Find each line with the string "this" and copy it.

(Source code of charts)
==*==

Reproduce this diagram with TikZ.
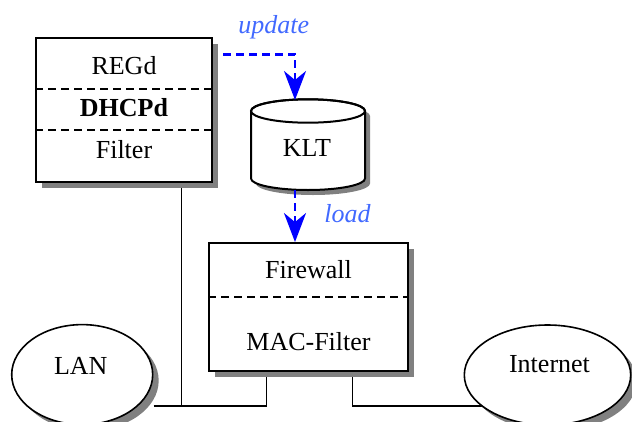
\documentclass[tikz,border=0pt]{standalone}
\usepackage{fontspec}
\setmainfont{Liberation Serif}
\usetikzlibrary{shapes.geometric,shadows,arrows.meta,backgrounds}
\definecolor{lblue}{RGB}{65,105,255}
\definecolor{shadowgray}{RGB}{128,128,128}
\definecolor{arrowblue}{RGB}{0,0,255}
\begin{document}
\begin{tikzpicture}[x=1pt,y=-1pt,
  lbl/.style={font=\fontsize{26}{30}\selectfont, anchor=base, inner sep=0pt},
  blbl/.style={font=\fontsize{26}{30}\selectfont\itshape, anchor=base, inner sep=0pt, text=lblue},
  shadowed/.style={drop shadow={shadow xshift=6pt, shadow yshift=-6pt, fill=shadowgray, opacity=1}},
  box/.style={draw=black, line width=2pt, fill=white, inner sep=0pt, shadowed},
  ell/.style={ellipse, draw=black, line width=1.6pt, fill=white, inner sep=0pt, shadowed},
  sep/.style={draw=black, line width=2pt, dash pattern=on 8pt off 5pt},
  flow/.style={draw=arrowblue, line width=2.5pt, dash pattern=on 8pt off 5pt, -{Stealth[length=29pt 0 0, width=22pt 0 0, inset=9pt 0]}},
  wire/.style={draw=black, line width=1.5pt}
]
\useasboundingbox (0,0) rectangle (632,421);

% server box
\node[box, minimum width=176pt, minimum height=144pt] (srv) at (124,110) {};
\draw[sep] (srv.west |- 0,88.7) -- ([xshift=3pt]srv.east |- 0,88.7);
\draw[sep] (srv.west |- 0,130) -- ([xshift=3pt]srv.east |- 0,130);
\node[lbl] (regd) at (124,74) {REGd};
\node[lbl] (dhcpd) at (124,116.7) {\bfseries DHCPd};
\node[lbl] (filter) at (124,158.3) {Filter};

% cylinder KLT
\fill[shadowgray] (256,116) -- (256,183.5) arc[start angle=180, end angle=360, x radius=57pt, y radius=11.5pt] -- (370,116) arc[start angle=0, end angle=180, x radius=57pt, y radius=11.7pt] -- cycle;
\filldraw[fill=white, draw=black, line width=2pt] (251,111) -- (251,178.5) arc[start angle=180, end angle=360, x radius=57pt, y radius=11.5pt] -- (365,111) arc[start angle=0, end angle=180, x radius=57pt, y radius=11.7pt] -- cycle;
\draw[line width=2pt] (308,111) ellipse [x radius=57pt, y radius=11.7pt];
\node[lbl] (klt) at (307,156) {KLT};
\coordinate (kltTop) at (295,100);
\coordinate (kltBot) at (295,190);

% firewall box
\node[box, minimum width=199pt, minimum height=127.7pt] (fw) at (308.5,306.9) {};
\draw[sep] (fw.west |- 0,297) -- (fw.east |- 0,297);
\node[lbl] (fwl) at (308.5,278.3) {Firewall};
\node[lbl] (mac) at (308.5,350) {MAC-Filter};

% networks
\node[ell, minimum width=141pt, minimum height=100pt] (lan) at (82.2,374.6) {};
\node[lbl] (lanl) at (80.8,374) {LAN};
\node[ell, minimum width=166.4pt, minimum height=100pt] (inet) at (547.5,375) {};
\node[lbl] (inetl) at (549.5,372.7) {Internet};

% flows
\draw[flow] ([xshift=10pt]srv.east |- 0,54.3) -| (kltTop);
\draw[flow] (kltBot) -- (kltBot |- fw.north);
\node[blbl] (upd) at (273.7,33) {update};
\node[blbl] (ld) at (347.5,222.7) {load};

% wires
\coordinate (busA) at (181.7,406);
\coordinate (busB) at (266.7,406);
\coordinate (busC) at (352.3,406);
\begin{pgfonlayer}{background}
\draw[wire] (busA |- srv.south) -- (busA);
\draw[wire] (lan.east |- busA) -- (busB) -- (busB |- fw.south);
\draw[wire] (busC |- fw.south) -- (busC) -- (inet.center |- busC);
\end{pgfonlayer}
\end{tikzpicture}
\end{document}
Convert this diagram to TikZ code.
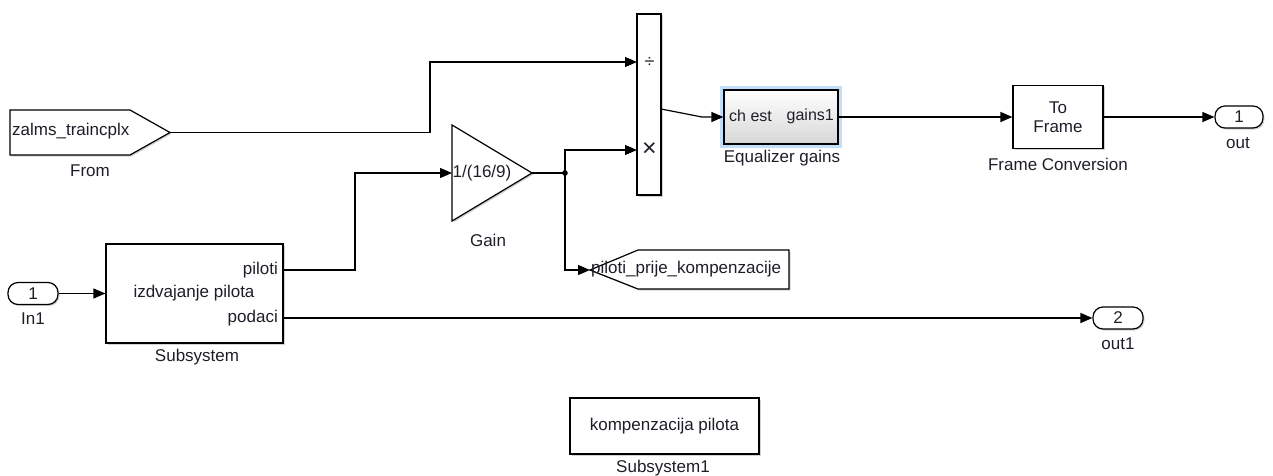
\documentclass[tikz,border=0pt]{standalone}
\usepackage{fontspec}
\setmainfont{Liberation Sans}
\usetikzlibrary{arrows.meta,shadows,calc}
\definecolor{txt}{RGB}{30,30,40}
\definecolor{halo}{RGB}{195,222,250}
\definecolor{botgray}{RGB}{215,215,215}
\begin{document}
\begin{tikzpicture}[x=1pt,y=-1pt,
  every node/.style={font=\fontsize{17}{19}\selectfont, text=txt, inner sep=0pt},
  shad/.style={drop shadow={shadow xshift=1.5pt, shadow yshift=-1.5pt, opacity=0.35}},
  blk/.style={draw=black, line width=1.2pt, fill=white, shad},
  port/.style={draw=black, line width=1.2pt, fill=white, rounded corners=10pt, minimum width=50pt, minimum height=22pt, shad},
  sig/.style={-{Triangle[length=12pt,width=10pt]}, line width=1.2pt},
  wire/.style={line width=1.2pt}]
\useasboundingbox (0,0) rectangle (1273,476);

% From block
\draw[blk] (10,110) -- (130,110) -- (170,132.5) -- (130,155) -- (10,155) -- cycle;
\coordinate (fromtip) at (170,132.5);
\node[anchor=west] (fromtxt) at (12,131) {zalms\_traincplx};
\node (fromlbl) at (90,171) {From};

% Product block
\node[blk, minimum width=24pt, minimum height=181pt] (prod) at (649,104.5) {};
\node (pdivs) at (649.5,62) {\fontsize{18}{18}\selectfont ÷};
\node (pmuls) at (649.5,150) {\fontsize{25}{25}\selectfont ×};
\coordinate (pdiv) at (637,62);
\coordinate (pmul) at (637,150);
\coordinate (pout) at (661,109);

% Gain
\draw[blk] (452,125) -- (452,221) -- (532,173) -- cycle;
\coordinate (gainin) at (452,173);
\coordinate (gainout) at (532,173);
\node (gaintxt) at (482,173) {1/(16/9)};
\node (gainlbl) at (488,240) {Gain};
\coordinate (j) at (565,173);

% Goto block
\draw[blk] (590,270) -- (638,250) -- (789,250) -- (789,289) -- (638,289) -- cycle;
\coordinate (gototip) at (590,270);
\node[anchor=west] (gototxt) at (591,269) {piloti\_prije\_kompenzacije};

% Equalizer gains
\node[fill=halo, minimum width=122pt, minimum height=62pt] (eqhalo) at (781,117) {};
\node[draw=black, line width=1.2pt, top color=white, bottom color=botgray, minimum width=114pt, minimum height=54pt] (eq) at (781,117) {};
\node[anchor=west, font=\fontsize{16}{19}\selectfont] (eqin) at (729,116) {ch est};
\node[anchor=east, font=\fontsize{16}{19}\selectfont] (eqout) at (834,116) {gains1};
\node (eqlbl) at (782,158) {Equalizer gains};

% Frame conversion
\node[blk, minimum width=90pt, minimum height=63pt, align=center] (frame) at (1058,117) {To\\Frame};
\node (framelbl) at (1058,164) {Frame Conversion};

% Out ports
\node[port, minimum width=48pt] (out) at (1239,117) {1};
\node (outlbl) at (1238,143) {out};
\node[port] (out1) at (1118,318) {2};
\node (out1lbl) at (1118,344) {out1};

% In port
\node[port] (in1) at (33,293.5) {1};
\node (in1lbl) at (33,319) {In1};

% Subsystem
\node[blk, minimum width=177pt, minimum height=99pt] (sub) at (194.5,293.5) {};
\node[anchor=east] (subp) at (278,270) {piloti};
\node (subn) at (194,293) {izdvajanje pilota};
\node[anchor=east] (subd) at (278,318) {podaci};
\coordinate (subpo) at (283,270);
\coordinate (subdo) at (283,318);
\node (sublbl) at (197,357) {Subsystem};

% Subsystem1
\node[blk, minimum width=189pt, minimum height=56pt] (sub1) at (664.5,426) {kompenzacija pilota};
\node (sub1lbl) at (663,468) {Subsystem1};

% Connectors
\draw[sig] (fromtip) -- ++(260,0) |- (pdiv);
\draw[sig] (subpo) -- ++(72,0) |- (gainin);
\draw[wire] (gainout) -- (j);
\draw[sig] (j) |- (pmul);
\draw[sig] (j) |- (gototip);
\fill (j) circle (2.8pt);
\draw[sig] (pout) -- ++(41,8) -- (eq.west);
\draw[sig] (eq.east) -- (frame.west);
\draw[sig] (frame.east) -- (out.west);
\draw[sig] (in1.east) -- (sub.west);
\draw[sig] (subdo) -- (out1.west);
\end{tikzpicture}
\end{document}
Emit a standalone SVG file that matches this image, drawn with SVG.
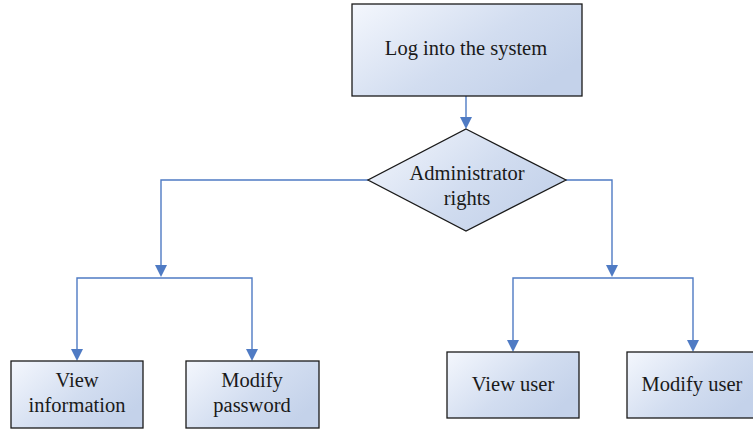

==*==

● **Exercise output**:
Reproduce this diagram with TikZ.
Convert this diagram to TikZ code.
Emit a standalone SVG file that matches this image, drawn with SVG.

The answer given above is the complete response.